DIRECTIONS FOR THIS TASK
Without the images, print all the entries below exactly as given.

RECORD LIST
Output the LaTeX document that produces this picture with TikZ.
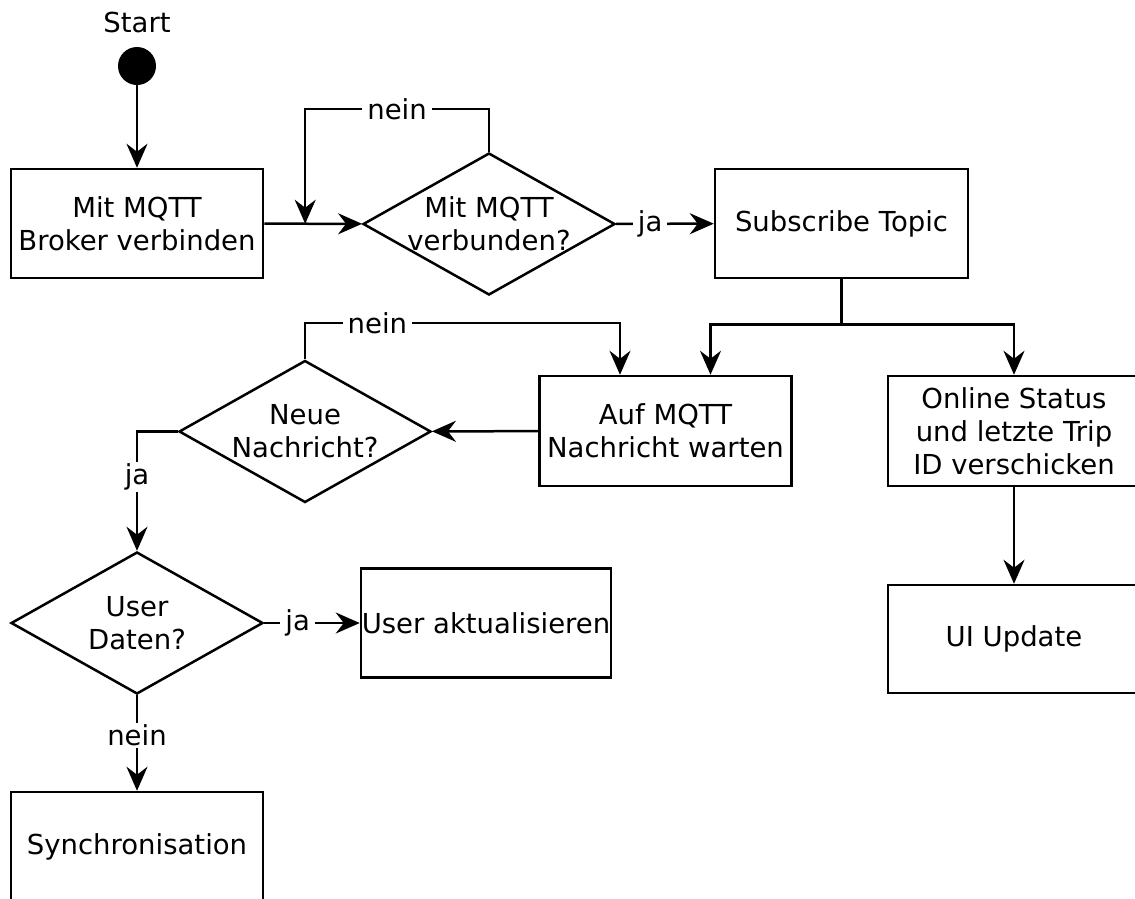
\documentclass[tikz,border=0pt]{standalone}
\usepackage{fontspec}
\setmainfont{DejaVu Sans}
\usetikzlibrary{shapes.geometric,arrows.meta,calc}

\begin{document}
\begin{tikzpicture}[x=1pt,y=-1pt,
  every node/.style={font=\fontsize{27.5}{33}\selectfont},
  box/.style={draw, line width=2.5pt, rectangle, minimum width=252pt,
    minimum height=109pt, align=center, inner sep=0pt},
  decision/.style={draw, line width=2.5pt, diamond, shape aspect=1.76,
    minimum width=252pt, minimum height=142pt, align=center, inner sep=-10pt},
  flow/.style={line width=2.5pt, -{Stealth[length=24pt,width=21pt,inset=8pt]}},
  plain/.style={line width=2.5pt},
  lbl/.style={fill=white, inner xsep=5pt, inner ysep=2pt}]

\useasboundingbox (0,0) rectangle (1135,898);

% start marker
\node (starttxt) at (137,22) {Start};
\node[circle, fill=black, minimum size=38pt, inner sep=0pt] (init) at (137,66) {};

% process boxes
\node[box] (b1)  at (137,223.5) {Mit MQTT\\Broker verbinden};
\node[box, minimum width=253pt] (sub) at (841.5,223.5) {Subscribe Topic};
\node[box, minimum height=110pt] (auf) at (665.5,431) {Auf MQTT\\Nachricht warten};
\node[box, minimum height=110pt] (onl) at (1014,431) {Online Status\\und letzte Trip\\ID verschicken};
\node[box, minimum height=108pt] (ui)  at (1014,639) {UI Update};
\node[box, minimum width=250pt] (usr) at (486,623) {User aktualisieren};
\node[box, minimum height=110pt] (syn) at (137,847) {Synchronisation};

% decisions
\node[decision] (d1) at (489,224) {Mit MQTT\\verbunden?};
\node[decision] (d2) at (305,431.5) {Neue\\Nachricht?};
\node[decision] (d3) at (137,623) {User\\Daten?};

% junction points
\coordinate (m1) at ($(b1.east)!0.42!(d1.west)$);
\coordinate (sp) at ($(sub.south)+(0,45)$);
\coordinate (c2) at (620,323);

% connectors
\draw[flow] (init) -- (b1);
\draw[flow] (b1) -- (d1);
\draw[flow] (d1.north) -- ++(0,-43) -| node[lbl,pos=0.25]{nein} (m1);
\draw[flow] (d1) -- node[lbl,pos=0.35]{ja} (sub);
\draw[plain] (sub.south) -- (sp);
\draw[flow] (sp) -| ($(auf.north)+(45,0)$);
\draw[flow] (sp) -| (onl.north);
\draw[flow] (onl) -- (ui);
\draw[flow] (auf) -- (d2);
\draw[flow] (d2.north) |- node[lbl,pos=0.615]{nein} (c2) -- (c2 |- auf.north);
\draw[flow] (d2.west) -| node[lbl,pos=0.69]{ja} (d3.north);
\draw[flow] (d3) -- node[lbl,pos=0.35]{ja} (usr);
\draw[flow] (d3) -- node[lbl,pos=0.42]{nein} (syn);

\end{tikzpicture}
\end{document}
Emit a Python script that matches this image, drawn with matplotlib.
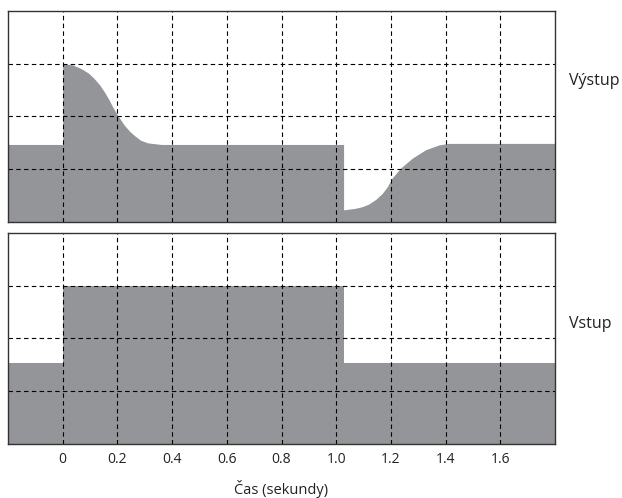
import matplotlib
matplotlib.use("Agg")
import matplotlib.pyplot as plt

plt.rcParams['font.family'] = ['Open Sans', 'DejaVu Sans']

# output signal (Výstup)
out_t = [-0.2, 0.0, 0.0, 0.035, 0.067, 0.095, 0.115, 0.135, 0.152, 0.168, 0.183, 0.201,
         0.226, 0.245, 0.262, 0.285, 0.311, 0.36, 1.027, 1.027, 1.07, 1.095, 1.119,
         1.145, 1.168, 1.187, 1.204, 1.235, 1.278, 1.327, 1.375, 1.412, 1.8]
out_v = [1.47, 1.47, 3.0, 2.98, 2.91, 2.82, 2.72, 2.60, 2.47, 2.33, 2.18, 2.02,
         1.83, 1.72, 1.64, 1.55, 1.50, 1.47, 1.47, 0.23, 0.26, 0.29, 0.34,
         0.43, 0.54, 0.67, 0.83, 1.02, 1.21, 1.37, 1.46, 1.49, 1.49]

# input signal (Vstup)
in_t = [-0.2, 0.0, 0.0, 1.027, 1.027, 1.8]
in_v = [1.53, 1.53, 3.0, 3.0, 1.53, 1.53]

xticks = [0, 0.2, 0.4, 0.6, 0.8, 1.0, 1.2, 1.4, 1.6]
xlabels = ['0', '0.2', '0.4', '0.6', '0.8', '1.0', '1.2', '1.4', '1.6']

fill_c = '#939598'

fig = plt.figure(figsize=(6.22, 4.98), dpi=100)
ax1 = fig.add_axes([8/622, 1-222/498, 547/622, 211/498])
ax2 = fig.add_axes([8/622, 1-444/498, 547/622, 211.3/498])

for ax, t, v, name, ly in [(ax1, out_t, out_v, 'Výstup', 0.67), (ax2, in_t, in_v, 'Vstup', 0.57)]:
    ax.fill_between(t, 0, v, color=fill_c, lw=0, zorder=1)
    ax.set_xlim(-0.2, 1.8)
    ax.set_ylim(0, 4)
    ax.set_yticks([1, 2, 3])
    ax.set_yticklabels([])
    ax.set_xticks(xticks)
    ax.grid(True, color='black', linestyle=(0, (4, 3)), linewidth=0.8, zorder=3)
    ax.set_axisbelow(False)
    ax.tick_params(length=0)
    for s in ax.spines.values():
        s.set_color('#333333')
        s.set_linewidth(1.0)
        s.set_zorder(4)
    ax.text(1.025, ly, name, transform=ax.transAxes, fontsize=11.5,
            va='center', ha='left', color='#222222')

ax1.set_xticklabels([])
ax2.set_xticklabels(xlabels, fontsize=10, color='#222222')
ax2.tick_params(axis='x', pad=6)
ax2.set_xlabel('Čas (sekundy)', fontsize=10.5, color='#222222', labelpad=9)

fig.savefig('out.png', dpi=100)
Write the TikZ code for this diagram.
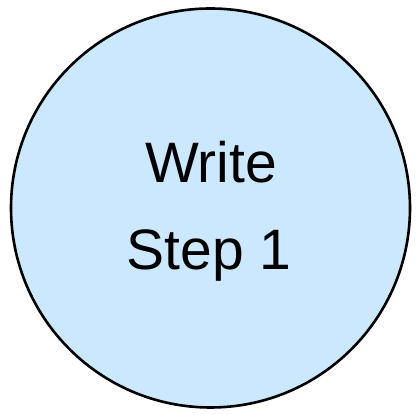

WRITTEN RESPONSE
Output the LaTeX document that produces this picture with TikZ.
\documentclass[tikz,border=0pt]{standalone}
\usepackage{fontspec}
\setmainfont{DejaVu Sans}
\usetikzlibrary{shapes.geometric,arrows.meta,calc}

\begin{document}
\begin{tikzpicture}[x=1pt,y=-1pt,
  every node/.style={font=\fontsize{27.5}{33}\selectfont},
  box/.style={draw, line width=2.5pt, rectangle, minimum width=252pt,
    minimum height=109pt, align=center, inner sep=0pt},
  decision/.style={draw, line width=2.5pt, diamond, shape aspect=1.76,
    minimum width=252pt, minimum height=142pt, align=center, inner sep=-10pt},
  flow/.style={line width=2.5pt, -{Stealth[length=24pt,width=21pt,inset=8pt]}},
  plain/.style={line width=2.5pt},
  lbl/.style={fill=white, inner xsep=5pt, inner ysep=2pt}]

\useasboundingbox (0,0) rectangle (1135,898);

% start marker
\node (starttxt) at (137,22) {Start};
\node[circle, fill=black, minimum size=38pt, inner sep=0pt] (init) at (137,66) {};

% process boxes
\node[box] (b1)  at (137,223.5) {Mit MQTT\\Broker verbinden};
\node[box, minimum width=253pt] (sub) at (841.5,223.5) {Subscribe Topic};
\node[box, minimum height=110pt] (auf) at (665.5,431) {Auf MQTT\\Nachricht warten};
\node[box, minimum height=110pt] (onl) at (1014,431) {Online Status\\und letzte Trip\\ID verschicken};
\node[box, minimum height=108pt] (ui)  at (1014,639) {UI Update};
\node[box, minimum width=250pt] (usr) at (486,623) {User aktualisieren};
\node[box, minimum height=110pt] (syn) at (137,847) {Synchronisation};

% decisions
\node[decision] (d1) at (489,224) {Mit MQTT\\verbunden?};
\node[decision] (d2) at (305,431.5) {Neue\\Nachricht?};
\node[decision] (d3) at (137,623) {User\\Daten?};

% junction points
\coordinate (m1) at ($(b1.east)!0.42!(d1.west)$);
\coordinate (sp) at ($(sub.south)+(0,45)$);
\coordinate (c2) at (620,323);

% connectors
\draw[flow] (init) -- (b1);
\draw[flow] (b1) -- (d1);
\draw[flow] (d1.north) -- ++(0,-43) -| node[lbl,pos=0.25]{nein} (m1);
\draw[flow] (d1) -- node[lbl,pos=0.35]{ja} (sub);
\draw[plain] (sub.south) -- (sp);
\draw[flow] (sp) -| ($(auf.north)+(45,0)$);
\draw[flow] (sp) -| (onl.north);
\draw[flow] (onl) -- (ui);
\draw[flow] (auf) -- (d2);
\draw[flow] (d2.north) |- node[lbl,pos=0.615]{nein} (c2) -- (c2 |- auf.north);
\draw[flow] (d2.west) -| node[lbl,pos=0.69]{ja} (d3.north);
\draw[flow] (d3) -- node[lbl,pos=0.35]{ja} (usr);
\draw[flow] (d3) -- node[lbl,pos=0.42]{nein} (syn);

\end{tikzpicture}
\end{document}
Emit a Python script that matches this image, drawn with matplotlib.
import matplotlib
matplotlib.use("Agg")
import matplotlib.pyplot as plt

plt.rcParams['font.family'] = ['Open Sans', 'DejaVu Sans']

# output signal (Výstup)
out_t = [-0.2, 0.0, 0.0, 0.035, 0.067, 0.095, 0.115, 0.135, 0.152, 0.168, 0.183, 0.201,
         0.226, 0.245, 0.262, 0.285, 0.311, 0.36, 1.027, 1.027, 1.07, 1.095, 1.119,
         1.145, 1.168, 1.187, 1.204, 1.235, 1.278, 1.327, 1.375, 1.412, 1.8]
out_v = [1.47, 1.47, 3.0, 2.98, 2.91, 2.82, 2.72, 2.60, 2.47, 2.33, 2.18, 2.02,
         1.83, 1.72, 1.64, 1.55, 1.50, 1.47, 1.47, 0.23, 0.26, 0.29, 0.34,
         0.43, 0.54, 0.67, 0.83, 1.02, 1.21, 1.37, 1.46, 1.49, 1.49]

# input signal (Vstup)
in_t = [-0.2, 0.0, 0.0, 1.027, 1.027, 1.8]
in_v = [1.53, 1.53, 3.0, 3.0, 1.53, 1.53]

xticks = [0, 0.2, 0.4, 0.6, 0.8, 1.0, 1.2, 1.4, 1.6]
xlabels = ['0', '0.2', '0.4', '0.6', '0.8', '1.0', '1.2', '1.4', '1.6']

fill_c = '#939598'

fig = plt.figure(figsize=(6.22, 4.98), dpi=100)
ax1 = fig.add_axes([8/622, 1-222/498, 547/622, 211/498])
ax2 = fig.add_axes([8/622, 1-444/498, 547/622, 211.3/498])

for ax, t, v, name, ly in [(ax1, out_t, out_v, 'Výstup', 0.67), (ax2, in_t, in_v, 'Vstup', 0.57)]:
    ax.fill_between(t, 0, v, color=fill_c, lw=0, zorder=1)
    ax.set_xlim(-0.2, 1.8)
    ax.set_ylim(0, 4)
    ax.set_yticks([1, 2, 3])
    ax.set_yticklabels([])
    ax.set_xticks(xticks)
    ax.grid(True, color='black', linestyle=(0, (4, 3)), linewidth=0.8, zorder=3)
    ax.set_axisbelow(False)
    ax.tick_params(length=0)
    for s in ax.spines.values():
        s.set_color('#333333')
        s.set_linewidth(1.0)
        s.set_zorder(4)
    ax.text(1.025, ly, name, transform=ax.transAxes, fontsize=11.5,
            va='center', ha='left', color='#222222')

ax1.set_xticklabels([])
ax2.set_xticklabels(xlabels, fontsize=10, color='#222222')
ax2.tick_params(axis='x', pad=6)
ax2.set_xlabel('Čas (sekundy)', fontsize=10.5, color='#222222', labelpad=9)

fig.savefig('out.png', dpi=100)
Write the TikZ code for this diagram.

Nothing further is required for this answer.